How to know when it’s time for a change.
Manufacturers must adhere to strict emission limits set by the Environmental Protection Agency (EPA), industry leaders, and governing bodies. The Clean Air Act (1970) enforces these limits and updates them as new technologies emerge. While removing the use of harmful substances during the production process is recommended, it is not always feasible for manufacturers reliant on specific chemicals.
An emissions control system regulates and reduces the output of harmful pollutants by collecting and destroying volatile organic compounds (VOC) during production. Choosing the best system for your business is essential for meeting EPA standards, industry regulations, and budgeted production costs.

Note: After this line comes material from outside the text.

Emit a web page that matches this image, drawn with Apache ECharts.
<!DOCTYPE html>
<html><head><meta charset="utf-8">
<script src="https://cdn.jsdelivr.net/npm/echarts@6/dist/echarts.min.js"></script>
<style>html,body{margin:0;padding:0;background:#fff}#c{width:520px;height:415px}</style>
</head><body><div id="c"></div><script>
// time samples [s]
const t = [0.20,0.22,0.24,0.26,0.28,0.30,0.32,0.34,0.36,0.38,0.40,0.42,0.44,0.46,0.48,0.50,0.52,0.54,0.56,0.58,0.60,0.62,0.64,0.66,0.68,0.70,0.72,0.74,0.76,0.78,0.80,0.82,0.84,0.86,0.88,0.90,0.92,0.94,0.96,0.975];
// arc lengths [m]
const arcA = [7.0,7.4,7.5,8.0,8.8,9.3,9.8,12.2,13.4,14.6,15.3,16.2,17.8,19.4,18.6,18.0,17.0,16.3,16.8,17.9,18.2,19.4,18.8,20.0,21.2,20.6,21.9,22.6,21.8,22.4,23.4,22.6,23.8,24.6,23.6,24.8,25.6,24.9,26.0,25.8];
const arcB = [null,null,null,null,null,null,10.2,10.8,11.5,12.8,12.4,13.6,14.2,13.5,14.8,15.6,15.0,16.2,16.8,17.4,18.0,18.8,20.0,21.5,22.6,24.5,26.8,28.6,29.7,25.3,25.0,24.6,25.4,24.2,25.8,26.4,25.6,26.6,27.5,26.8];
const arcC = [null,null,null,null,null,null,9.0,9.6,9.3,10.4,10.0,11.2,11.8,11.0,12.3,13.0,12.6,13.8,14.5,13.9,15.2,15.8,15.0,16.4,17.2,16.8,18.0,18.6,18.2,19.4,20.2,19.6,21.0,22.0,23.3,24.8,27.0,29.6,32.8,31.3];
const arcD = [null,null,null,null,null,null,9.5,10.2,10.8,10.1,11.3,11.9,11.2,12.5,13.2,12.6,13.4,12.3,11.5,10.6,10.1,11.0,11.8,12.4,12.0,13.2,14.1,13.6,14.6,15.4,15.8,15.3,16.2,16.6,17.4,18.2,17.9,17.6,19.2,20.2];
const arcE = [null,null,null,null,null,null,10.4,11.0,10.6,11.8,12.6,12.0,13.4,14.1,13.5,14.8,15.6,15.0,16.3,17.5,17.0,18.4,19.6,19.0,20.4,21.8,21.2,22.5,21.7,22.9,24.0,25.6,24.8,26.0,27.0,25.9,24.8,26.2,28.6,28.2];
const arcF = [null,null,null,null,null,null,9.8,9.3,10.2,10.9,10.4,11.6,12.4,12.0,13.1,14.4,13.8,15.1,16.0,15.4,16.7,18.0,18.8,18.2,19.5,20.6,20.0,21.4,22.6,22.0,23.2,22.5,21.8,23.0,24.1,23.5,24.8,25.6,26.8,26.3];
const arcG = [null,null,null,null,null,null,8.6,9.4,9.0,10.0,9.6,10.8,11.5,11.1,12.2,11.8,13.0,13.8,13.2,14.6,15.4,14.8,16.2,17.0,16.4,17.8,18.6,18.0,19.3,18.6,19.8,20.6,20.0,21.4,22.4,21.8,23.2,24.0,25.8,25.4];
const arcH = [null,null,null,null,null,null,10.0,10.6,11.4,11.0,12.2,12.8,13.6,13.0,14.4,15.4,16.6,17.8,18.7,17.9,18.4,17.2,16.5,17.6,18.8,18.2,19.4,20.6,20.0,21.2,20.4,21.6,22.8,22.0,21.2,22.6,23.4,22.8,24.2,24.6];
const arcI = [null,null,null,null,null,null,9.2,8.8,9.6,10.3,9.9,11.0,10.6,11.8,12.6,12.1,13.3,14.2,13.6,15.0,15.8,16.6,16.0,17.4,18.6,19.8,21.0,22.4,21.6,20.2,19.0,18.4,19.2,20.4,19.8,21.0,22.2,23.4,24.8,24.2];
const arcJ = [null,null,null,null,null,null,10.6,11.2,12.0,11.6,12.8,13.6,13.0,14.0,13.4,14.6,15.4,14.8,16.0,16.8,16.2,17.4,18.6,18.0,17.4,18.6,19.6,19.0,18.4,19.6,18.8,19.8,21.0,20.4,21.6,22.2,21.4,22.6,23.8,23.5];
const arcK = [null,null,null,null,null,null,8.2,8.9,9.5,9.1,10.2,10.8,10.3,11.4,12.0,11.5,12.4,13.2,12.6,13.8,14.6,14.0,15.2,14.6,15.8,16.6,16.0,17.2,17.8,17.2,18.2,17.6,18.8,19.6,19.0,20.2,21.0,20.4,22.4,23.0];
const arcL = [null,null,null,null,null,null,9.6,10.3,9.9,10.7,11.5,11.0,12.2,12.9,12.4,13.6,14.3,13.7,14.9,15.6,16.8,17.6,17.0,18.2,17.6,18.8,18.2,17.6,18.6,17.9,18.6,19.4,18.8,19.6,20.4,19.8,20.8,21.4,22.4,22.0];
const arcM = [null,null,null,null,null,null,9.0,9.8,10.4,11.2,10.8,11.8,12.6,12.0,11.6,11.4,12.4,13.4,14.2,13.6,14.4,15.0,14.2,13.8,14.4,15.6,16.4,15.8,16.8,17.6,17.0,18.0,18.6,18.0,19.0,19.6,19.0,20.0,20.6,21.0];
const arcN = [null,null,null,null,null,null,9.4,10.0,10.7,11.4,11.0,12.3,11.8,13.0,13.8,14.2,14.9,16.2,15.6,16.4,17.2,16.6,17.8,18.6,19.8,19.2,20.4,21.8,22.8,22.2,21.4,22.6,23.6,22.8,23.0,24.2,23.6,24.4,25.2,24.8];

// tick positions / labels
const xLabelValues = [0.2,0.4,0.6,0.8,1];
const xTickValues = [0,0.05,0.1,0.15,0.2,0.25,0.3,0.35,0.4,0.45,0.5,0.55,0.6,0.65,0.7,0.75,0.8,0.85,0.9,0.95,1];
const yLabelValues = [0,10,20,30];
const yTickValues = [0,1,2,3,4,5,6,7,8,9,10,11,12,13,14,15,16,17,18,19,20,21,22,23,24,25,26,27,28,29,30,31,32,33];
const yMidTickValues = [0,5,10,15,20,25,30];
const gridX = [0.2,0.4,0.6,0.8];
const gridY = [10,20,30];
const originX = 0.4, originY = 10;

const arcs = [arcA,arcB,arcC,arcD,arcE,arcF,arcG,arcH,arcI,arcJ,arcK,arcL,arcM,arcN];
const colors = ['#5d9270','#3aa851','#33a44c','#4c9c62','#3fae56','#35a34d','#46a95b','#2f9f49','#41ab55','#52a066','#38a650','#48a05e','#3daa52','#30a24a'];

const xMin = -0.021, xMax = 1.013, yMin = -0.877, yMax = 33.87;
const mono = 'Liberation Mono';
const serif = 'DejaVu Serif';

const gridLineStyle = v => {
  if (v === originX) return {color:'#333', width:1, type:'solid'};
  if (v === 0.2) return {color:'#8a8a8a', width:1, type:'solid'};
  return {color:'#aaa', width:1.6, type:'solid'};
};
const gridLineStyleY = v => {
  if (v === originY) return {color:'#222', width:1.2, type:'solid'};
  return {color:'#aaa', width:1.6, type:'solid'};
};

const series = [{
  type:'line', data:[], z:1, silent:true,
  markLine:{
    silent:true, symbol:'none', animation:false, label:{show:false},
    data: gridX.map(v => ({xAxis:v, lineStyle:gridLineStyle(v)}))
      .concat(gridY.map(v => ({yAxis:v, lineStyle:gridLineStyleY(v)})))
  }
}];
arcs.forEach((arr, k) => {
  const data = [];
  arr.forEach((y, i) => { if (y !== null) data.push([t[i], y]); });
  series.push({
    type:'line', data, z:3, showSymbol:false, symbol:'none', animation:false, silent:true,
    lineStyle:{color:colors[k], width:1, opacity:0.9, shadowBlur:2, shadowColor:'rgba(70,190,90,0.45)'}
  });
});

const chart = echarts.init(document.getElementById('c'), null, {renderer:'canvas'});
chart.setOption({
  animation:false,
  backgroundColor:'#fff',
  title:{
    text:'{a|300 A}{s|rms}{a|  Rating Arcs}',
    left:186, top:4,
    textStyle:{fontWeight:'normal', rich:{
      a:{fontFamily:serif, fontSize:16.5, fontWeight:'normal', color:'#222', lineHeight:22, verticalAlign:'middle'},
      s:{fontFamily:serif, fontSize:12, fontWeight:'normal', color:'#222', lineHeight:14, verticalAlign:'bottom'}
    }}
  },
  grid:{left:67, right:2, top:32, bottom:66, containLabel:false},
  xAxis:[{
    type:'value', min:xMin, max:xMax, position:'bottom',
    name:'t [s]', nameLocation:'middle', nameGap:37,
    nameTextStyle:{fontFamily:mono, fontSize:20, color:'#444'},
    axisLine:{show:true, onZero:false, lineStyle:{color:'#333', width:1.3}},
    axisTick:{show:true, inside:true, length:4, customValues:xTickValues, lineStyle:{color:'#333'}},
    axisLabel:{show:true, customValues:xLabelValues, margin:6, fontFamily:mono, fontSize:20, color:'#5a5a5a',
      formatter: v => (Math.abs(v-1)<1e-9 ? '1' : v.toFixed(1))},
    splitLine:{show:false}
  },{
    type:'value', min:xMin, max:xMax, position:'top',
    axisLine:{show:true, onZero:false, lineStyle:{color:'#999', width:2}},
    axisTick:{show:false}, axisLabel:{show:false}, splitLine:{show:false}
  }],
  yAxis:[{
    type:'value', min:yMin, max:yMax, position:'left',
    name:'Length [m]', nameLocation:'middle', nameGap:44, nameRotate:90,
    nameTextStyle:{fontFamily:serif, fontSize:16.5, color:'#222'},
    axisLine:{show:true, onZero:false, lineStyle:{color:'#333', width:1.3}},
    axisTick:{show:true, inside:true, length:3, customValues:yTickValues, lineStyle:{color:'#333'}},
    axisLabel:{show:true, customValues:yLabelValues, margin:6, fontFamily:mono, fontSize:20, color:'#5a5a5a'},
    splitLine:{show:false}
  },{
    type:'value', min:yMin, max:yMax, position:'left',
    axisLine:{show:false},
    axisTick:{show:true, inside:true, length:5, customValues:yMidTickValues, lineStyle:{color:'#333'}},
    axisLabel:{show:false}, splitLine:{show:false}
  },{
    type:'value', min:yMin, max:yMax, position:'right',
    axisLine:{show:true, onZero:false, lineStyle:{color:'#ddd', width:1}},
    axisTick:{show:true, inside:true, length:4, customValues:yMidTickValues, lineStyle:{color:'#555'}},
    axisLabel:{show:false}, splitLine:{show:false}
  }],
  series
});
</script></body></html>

The Importance of an Emissions Control Unit
The requirements and compliance standards outlined by the EPA and The Clean Air Act (1970) are regularly updated, adhering to “generally available control technology or management practices.” Therefore, businesses must install current, reliable equipment and maintain compliance within the legislation to avoid penalties.
The type of industry and the chemicals emitted may dictate whether a control system is necessary. For example, the EPA requires automobile coating operations to reduce the use of VOCs in its production process, causing businesses to alter front-end production techniques.
In contrast, chemical manufacturers are required to lower their overall emission levels, placing a focus on waste control. Emission control systems use absorption techniques combined with thermal and catalytic incineration to not only reduce the number of harmful pollutants released into the air but also help manufacturers avoid changing their production process.
Types of Emission Control Systems Available
These systems reduce the level of harmful pollutants released into the air by collecting them, destroying the particles, or converting them into benign compounds. While all of these methods are effective, you may be required to use a combination of all three to reach specific emission goals. The following systems are used across applicable industries:
- Solvent recovery
- Thermal oxidation
- Regenerative thermal oxidizer
- Recuperative thermal oxidizer
- Catalytic oxidation
- Regenerative catalytic oxidizers
Emission control systems vary in cost, destruction rate, and combustion method. Absorption techniques remove harmless particles from the air and collect them for destruction or redistribution, while combustion systems heat and break down the compounds into harmless particles. Although some units collect but do not destroy VOCs, manufacturers must consider the removal of the remaining pollutants to repurpose, sell, or dispose of them safely.
Narrowing Down Your Options
It’s important to consider the heating methods of each control unit and how they fuel the combustion process. For example, the amount of fuel required to operate thermal oxidation may outweigh the benefits of the system itself. Furthermore, nitrogen oxides (NOx) are produced when combustion occurs, causing a possible increase in the overall emissions output instead of a reduction.
As an alternative, catalytic oxidation requires lower temperatures and therefore produces less NOx. However, the system’s application is limited due to the potential poisons released during operation. The type of VOCs created in production may also influence the type of system required. For example, a cyclone-based filtration system may capture larger particles more efficiently.
When deciding what system to use, consider the utility costs, facility layout, regulatory requirements, and current VOC emission levels. While the operation expenses of a regenerative catalytic oxidizer are low, the system is only suitable for low-VOC outfits. Similarly, the operating costs of a recuperative thermal oxidizer may be higher than others, but the destruction efficiencies can be greater the 99 percent.
Depending on the type of commerce and the facility in question, manufacturers may be able to use the energy released by the production process to fuel the combustion within the control unit itself. These types of cyclical operations are both cost-effective and efficient.